Hotels involved in child sexual exploitation could be shut down in new crackdown

Policy among a raft of Birmingham City Council initiatives to protect kids

Hotels could be closed down if bosses are considered to have ignored child sex abuse on their premises as part of a new crackdown in Birmingham.
Measures to be adopted by the city council would also see taxi drivers stripped of their licenses if they were thought to be involved in sexual exploitation.
The policy is part of the authority’s latest attempt to tackle the problem – exposed in a string of Birmingham Mail stories.
The council today revealed 83 children were known victims of sexual abuse and exploitation in Birmingham.

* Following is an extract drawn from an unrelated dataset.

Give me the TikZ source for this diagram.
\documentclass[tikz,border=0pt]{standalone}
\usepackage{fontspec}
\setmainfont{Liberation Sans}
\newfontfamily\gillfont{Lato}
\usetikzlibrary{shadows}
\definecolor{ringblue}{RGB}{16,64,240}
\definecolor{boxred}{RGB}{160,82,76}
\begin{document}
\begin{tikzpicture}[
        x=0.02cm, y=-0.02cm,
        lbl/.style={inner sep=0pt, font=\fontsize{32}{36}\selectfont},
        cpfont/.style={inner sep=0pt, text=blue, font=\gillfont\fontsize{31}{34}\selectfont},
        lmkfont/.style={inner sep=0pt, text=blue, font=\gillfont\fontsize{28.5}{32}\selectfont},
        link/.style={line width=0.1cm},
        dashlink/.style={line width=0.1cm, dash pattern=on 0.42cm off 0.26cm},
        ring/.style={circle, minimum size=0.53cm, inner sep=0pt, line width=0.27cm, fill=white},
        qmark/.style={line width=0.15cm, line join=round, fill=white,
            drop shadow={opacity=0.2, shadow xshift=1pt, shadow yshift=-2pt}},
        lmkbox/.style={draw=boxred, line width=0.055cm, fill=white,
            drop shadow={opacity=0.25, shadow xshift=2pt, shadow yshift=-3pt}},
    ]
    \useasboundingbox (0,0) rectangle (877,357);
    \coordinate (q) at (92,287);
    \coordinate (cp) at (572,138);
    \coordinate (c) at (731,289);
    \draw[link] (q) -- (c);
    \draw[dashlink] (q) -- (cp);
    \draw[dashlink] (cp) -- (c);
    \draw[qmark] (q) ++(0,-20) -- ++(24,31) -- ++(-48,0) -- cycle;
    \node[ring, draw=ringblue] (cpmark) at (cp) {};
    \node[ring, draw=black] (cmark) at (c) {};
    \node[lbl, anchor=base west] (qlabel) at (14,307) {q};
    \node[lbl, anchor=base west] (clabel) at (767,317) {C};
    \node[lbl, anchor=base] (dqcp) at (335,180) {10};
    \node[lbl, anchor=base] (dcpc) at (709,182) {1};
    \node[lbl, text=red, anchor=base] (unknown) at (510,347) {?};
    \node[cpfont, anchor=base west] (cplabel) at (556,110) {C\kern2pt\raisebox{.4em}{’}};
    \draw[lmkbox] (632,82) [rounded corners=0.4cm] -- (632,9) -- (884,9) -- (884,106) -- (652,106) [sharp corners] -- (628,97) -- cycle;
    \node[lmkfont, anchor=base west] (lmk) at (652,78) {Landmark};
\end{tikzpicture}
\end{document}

Another 49 were considered vulnerable to abuse.
But officials who published a report called “We Need to Get it Right” admitted they expected to uncover far more cases because of increased publicity around the issue.
Children’s services scrutiny committee chairman Coun Anita Ward (Lab, Hodge Hill) said: “For far too long child sexual exploitation was a hidden issue.
“But following the recent number of high-profile cases across the country, the problem has been exposed and we can no longer pretend it does not exist within society.”
Eighty of the 83 victims identified by the council were girls.
The report said: “Our evidence has shouted out that exploitation can happen to anybody irrespective of where you live or family circumstances.”
The report was a year in the making but was given added impetus following the Rotherham abuse scandal.
The Mail revealed last week that Birmingham City Council ‘buried’ a report linking Asian private hire drivers to child sexual exploitation victims 23 years ago.
And last month West Midlands Police was ordered to improve its child protection investigations after inspectors found a “general lack of understanding” from staff.
A total of nine men were also told to stay away from a vulnerable 17-year-old girl in the council’s care at the High Court.
The authority’s children and family services boss, Coun Brigid Jones, said: “This report is timely and hugely important in shaping the city’s response to safeguarding young people from this appalling crime, and in tackling the people who destroy young lives.”